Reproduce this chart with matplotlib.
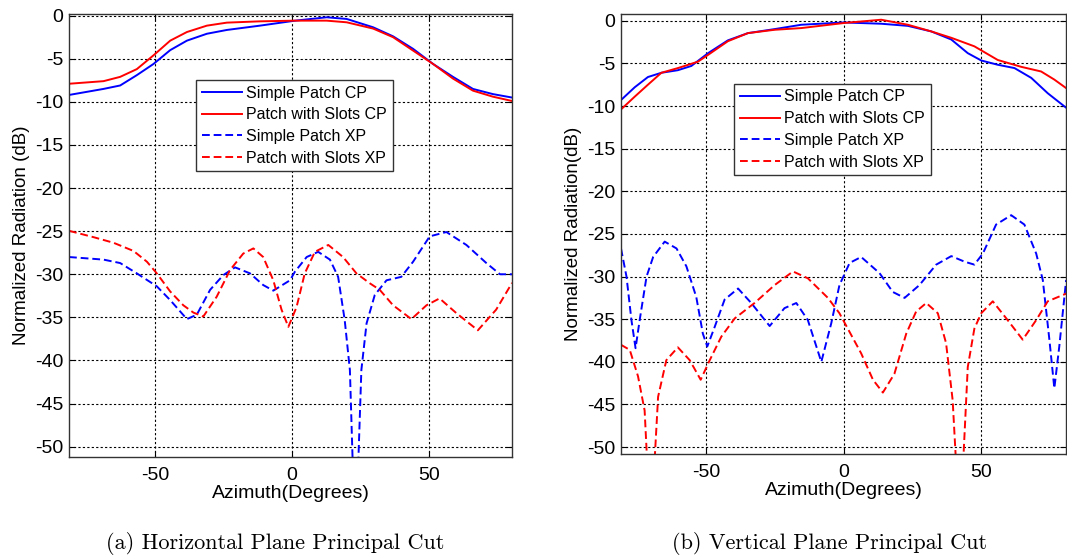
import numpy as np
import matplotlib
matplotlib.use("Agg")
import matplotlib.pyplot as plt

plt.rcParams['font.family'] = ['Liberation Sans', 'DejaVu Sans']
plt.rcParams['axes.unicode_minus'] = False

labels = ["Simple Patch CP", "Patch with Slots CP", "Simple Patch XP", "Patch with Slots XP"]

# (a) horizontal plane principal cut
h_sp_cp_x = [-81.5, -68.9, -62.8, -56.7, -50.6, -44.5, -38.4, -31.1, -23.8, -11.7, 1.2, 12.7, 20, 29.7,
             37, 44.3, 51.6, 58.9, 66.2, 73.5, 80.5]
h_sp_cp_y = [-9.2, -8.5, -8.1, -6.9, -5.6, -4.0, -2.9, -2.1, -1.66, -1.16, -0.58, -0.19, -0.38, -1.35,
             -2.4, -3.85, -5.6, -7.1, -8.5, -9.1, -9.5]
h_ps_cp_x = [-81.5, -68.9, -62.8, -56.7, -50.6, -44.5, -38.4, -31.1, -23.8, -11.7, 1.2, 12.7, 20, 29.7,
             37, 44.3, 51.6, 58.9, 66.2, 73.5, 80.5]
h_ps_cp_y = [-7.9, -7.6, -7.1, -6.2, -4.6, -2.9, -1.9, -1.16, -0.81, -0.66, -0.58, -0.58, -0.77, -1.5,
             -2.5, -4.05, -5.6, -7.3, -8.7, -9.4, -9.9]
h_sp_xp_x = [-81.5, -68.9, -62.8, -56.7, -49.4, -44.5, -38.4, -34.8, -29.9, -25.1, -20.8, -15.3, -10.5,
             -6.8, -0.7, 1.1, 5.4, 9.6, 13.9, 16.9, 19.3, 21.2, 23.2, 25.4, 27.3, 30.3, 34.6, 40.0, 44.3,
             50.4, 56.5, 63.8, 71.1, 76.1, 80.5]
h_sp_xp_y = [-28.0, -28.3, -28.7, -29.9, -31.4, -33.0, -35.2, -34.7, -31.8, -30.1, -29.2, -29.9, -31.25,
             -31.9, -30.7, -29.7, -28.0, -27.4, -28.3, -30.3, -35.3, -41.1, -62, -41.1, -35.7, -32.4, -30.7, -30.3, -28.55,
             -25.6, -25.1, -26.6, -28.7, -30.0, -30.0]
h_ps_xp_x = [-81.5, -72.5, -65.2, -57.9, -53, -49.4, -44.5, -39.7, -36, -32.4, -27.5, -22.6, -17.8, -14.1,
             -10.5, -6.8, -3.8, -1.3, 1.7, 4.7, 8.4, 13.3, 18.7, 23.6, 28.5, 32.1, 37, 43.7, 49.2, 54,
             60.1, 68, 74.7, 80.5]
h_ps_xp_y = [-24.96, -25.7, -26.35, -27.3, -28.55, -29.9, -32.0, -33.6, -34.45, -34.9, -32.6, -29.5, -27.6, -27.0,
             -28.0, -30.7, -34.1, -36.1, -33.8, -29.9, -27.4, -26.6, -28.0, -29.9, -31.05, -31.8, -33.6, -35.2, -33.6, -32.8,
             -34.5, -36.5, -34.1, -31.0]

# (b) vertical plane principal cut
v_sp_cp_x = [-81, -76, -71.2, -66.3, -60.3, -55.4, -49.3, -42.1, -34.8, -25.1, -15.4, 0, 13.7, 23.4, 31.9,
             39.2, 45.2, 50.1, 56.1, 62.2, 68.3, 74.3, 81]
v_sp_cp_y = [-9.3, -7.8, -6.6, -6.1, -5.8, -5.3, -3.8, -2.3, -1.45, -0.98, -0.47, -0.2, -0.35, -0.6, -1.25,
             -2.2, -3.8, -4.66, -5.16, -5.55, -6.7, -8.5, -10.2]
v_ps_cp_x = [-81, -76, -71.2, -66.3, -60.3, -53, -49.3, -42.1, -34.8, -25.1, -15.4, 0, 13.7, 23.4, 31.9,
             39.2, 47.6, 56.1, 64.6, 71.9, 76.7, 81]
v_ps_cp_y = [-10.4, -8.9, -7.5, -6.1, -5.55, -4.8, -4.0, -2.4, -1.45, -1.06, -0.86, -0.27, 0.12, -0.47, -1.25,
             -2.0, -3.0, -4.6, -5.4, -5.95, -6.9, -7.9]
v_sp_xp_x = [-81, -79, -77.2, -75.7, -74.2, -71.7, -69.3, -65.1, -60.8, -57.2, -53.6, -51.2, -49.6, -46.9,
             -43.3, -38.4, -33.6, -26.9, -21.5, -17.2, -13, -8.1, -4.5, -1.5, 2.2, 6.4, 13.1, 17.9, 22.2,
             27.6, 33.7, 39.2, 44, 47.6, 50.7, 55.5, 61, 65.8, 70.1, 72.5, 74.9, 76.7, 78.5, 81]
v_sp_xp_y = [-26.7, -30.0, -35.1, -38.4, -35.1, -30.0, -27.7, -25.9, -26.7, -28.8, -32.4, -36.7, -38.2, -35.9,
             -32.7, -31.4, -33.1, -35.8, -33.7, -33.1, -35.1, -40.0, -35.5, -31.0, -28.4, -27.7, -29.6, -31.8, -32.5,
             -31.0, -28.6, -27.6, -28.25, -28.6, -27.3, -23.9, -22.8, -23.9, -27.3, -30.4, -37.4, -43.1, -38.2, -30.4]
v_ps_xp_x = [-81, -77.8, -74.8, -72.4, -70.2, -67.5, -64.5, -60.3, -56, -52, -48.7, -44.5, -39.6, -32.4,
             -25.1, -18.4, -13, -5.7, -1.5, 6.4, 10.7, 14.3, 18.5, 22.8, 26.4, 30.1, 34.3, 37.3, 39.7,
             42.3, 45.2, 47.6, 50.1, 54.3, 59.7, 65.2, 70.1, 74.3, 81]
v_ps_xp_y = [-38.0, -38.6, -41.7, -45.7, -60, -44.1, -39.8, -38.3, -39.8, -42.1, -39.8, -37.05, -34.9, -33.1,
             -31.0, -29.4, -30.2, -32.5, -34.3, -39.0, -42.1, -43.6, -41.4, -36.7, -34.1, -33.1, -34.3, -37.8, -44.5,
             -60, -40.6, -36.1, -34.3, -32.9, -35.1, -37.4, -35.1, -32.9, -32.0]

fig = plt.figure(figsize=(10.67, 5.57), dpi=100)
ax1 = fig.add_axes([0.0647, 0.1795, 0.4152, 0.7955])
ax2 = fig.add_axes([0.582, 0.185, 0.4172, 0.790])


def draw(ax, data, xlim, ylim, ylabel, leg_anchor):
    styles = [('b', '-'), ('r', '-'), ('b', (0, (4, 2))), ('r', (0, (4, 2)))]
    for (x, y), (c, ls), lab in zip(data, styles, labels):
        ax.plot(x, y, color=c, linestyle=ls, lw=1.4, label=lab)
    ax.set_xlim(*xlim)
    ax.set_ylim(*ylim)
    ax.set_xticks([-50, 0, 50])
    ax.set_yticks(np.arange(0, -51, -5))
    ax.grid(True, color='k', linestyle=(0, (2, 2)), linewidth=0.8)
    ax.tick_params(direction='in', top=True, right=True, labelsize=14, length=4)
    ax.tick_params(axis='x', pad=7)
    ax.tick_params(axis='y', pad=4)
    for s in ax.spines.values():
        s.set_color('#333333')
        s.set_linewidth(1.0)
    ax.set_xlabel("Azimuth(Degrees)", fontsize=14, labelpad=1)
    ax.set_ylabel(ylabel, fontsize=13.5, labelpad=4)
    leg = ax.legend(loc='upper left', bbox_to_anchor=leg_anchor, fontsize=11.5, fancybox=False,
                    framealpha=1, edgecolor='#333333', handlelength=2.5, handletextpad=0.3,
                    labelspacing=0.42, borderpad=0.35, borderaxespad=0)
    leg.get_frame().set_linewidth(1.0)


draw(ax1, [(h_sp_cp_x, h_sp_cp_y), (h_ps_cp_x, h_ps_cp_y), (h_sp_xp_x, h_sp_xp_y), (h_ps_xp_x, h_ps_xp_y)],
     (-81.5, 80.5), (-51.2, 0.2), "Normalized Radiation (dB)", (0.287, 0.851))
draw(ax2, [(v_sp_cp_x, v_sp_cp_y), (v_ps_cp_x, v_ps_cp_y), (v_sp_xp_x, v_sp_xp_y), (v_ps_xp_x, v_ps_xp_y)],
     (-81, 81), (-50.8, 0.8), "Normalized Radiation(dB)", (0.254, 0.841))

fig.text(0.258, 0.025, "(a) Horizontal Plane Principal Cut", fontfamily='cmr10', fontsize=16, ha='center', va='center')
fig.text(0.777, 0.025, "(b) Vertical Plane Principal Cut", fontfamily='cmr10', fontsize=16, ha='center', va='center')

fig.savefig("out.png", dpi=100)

:::::

**WHAT NEEDS TO BE DONE**:
Collect each line above holding the string "with".

**EXERCISE RESPONSE**:
Reproduce this chart with matplotlib.
labels = ["Simple Patch CP", "Patch with Slots CP", "Simple Patch XP", "Patch with Slots XP"]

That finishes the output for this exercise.